Responsibility concentrates. You step in earlier, take on more, and smooth things over to keep momentum going.
Presence shifts. You look calm, but you’re managing yourself internally far more than you used to.
None of this feels dramatic. It feels reasonable.
That’s why it’s easy to miss.
From the outside, you still look steady and capable. From the inside, there’s more internal negotiation, more self-monitoring, and more quiet effort just to stay at the level you expect of yourself.
This is what pressure actually looks like in high-functioning professionals.
How Pressure Rewires Behaviour Quietly
Under sustained pressure, the nervous system carries more background vigilance. Psychologically, this shows up as increased threat load. Neurologically, it shows up as cognitive narrowing.
Your thinking range tightens.
You’re still sharp. You’re still effective. But you’re operating inside a smaller window. You rely more on effort and control to maintain performance.
This is why pushing harder doesn’t work.
When people try to fix these patterns by being more decisive, more resilient, or more disciplined, they add load to a system that’s already compensating.
The system doesn’t open up. It tightens further.
Why Self-Awareness Isn’t Enough
Most leaders can recognize these shifts once they’re named. Insight isn’t the issue.
Interpretation is.
Without the right lens, people try to correct behaviour instead of correcting the conditions creating it. They work on communication skills, decision frameworks, or mindset, without addressing the sustained pressure underneath.
Patterns formed under pressure don’t unwind through insight alone. They shift when pressure is corrected early, before it hardens into habit, leadership style, or culture.
What Changes When Pressure Is Corrected
When pressure is recalibrated, behaviour changes without force.
Decisions feel cleaner and faster, without urgency.
Conversations become more direct without becoming harsh.
Responsibility is redistributed instead of being concentrated on the same shoulders.

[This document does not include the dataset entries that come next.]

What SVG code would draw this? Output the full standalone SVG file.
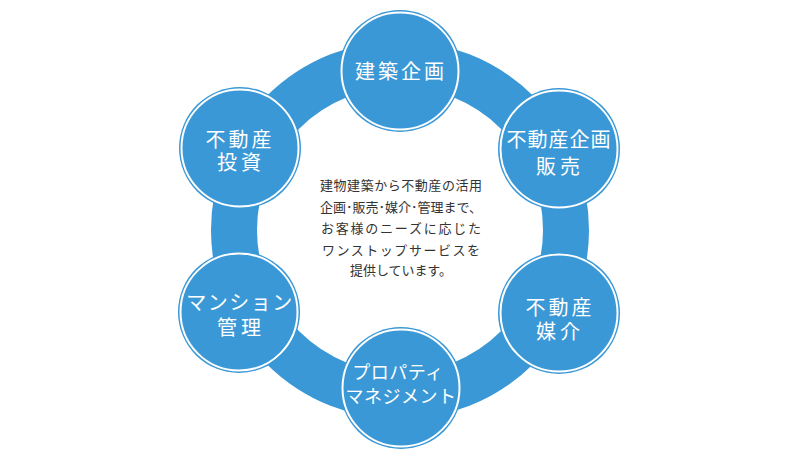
<svg xmlns="http://www.w3.org/2000/svg" width="800" height="461" viewBox="0 0 800 461">
<style>
.ring{fill:none;stroke:#3a98d6;stroke-width:46}
.node{fill:#3a98d6}
.inner{fill:none;stroke:#ffffff;stroke-width:2}
.lbl{fill:#ffffff;font-family:"Noto Sans CJK JP","Noto Sans",sans-serif;font-size:20px;text-anchor:middle;letter-spacing:2px}
.sm{font-size:18px;letter-spacing:0.5px}
.desc{fill:#333333;font-family:"Noto Sans CJK JP","Noto Sans",sans-serif;font-size:13px;text-anchor:middle}
</style>
<rect width="800" height="461" fill="#ffffff"/>
<g id="connectors">
<circle class="ring" cx="400" cy="230" r="166"/>
</g>
<g id="node-kenchiku">
<circle class="node" cx="400" cy="71" r="61"/>
<circle class="inner" cx="400" cy="71" r="58.5"/>
<text class="lbl" x="401" y="79" style="letter-spacing:3px">建築企画</text>
</g>
<g id="node-hanbai">
<circle class="node" cx="559" cy="149" r="61"/>
<circle class="inner" cx="559" cy="149" r="58.5"/>
<text class="lbl" x="559" y="147" style="letter-spacing:1px">不動産企画</text>
<text class="lbl" x="560" y="174" style="letter-spacing:4px">販売</text>
</g>
<g id="node-baikai">
<circle class="node" cx="559" cy="313" r="61"/>
<circle class="inner" cx="559" cy="313" r="58.5"/>
<text class="lbl" x="560" y="315" style="letter-spacing:3px">不動産</text>
<text class="lbl" x="560" y="339" style="letter-spacing:4px">媒介</text>
</g>
<g id="node-property">
<circle class="node" cx="401" cy="388" r="61"/>
<circle class="inner" cx="401" cy="388" r="58.5"/>
<text class="lbl sm" x="398" y="379">プロパティ</text>
<text class="lbl sm" x="401" y="403">マネジメント</text>
</g>
<g id="node-mansion">
<circle class="node" cx="239" cy="312" r="61"/>
<circle class="inner" cx="239" cy="312" r="58.5"/>
<text class="lbl" x="240" y="310" style="letter-spacing:1.5px">マンション</text>
<text class="lbl" x="241" y="335" style="letter-spacing:4px">管理</text>
</g>
<g id="node-toushi">
<circle class="node" cx="240" cy="148" r="61"/>
<circle class="inner" cx="240" cy="148" r="58.5"/>
<text class="lbl" x="240" y="147" style="letter-spacing:3px">不動産</text>
<text class="lbl" x="241" y="170" style="letter-spacing:4px">投資</text>
</g>
<g id="center-text">
<text class="desc" x="401" y="190" textLength="162" lengthAdjust="spacing">建物建築から不動産の活用</text>
<text class="desc" x="401" y="212" textLength="162" lengthAdjust="spacing">企画･販売･媒介･管理まで、</text>
<text class="desc" x="401" y="233" textLength="160" lengthAdjust="spacing">お客様のニーズに応じた</text>
<text class="desc" x="401" y="255" textLength="158" lengthAdjust="spacing">ワンストップサービスを</text>
<text class="desc" x="401" y="275" textLength="102" lengthAdjust="spacing">提供しています。</text>
</g>
</svg>
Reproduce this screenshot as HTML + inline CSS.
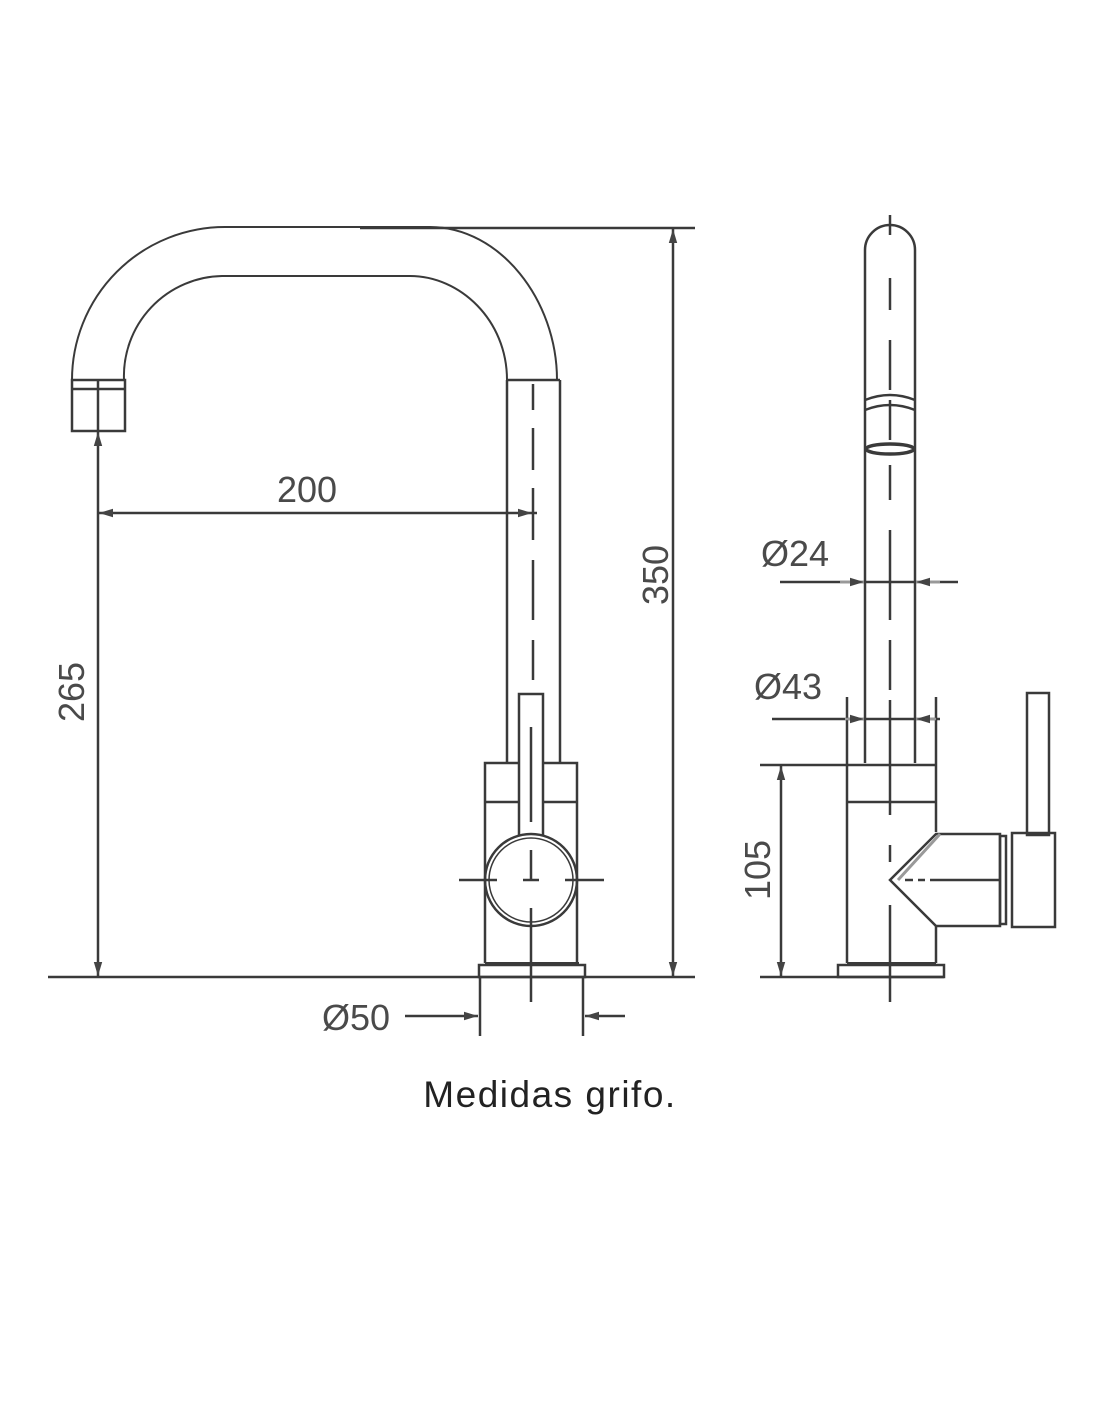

Performance doesn’t spike. It steadies.
Most people describe it as feeling like themselves again, just clearer and less internally taxed.
Nothing new was added. Something unnecessary was removed.
Who This Work Is For
This isn’t work for people looking for motivation, mindset hacks, or productivity tips.
It’s for leaders and professionals who are still performing well and are quietly aware that something has shifted underneath. They don’t want to wait until burnout, conflict, or disengagement forces action.
The High-Performer Pattern Audit exists to surface where pressure is already shaping behaviour, while it’s still subtle and correctable.
For some, that perspective alone is enough.
For others, it becomes clear that a deeper Performance Access Review would help restore range and reduce internal drag.
Either way, this is about catching pressure early.
Pressure doesn’t disappear.
It gets carried or it gets corrected.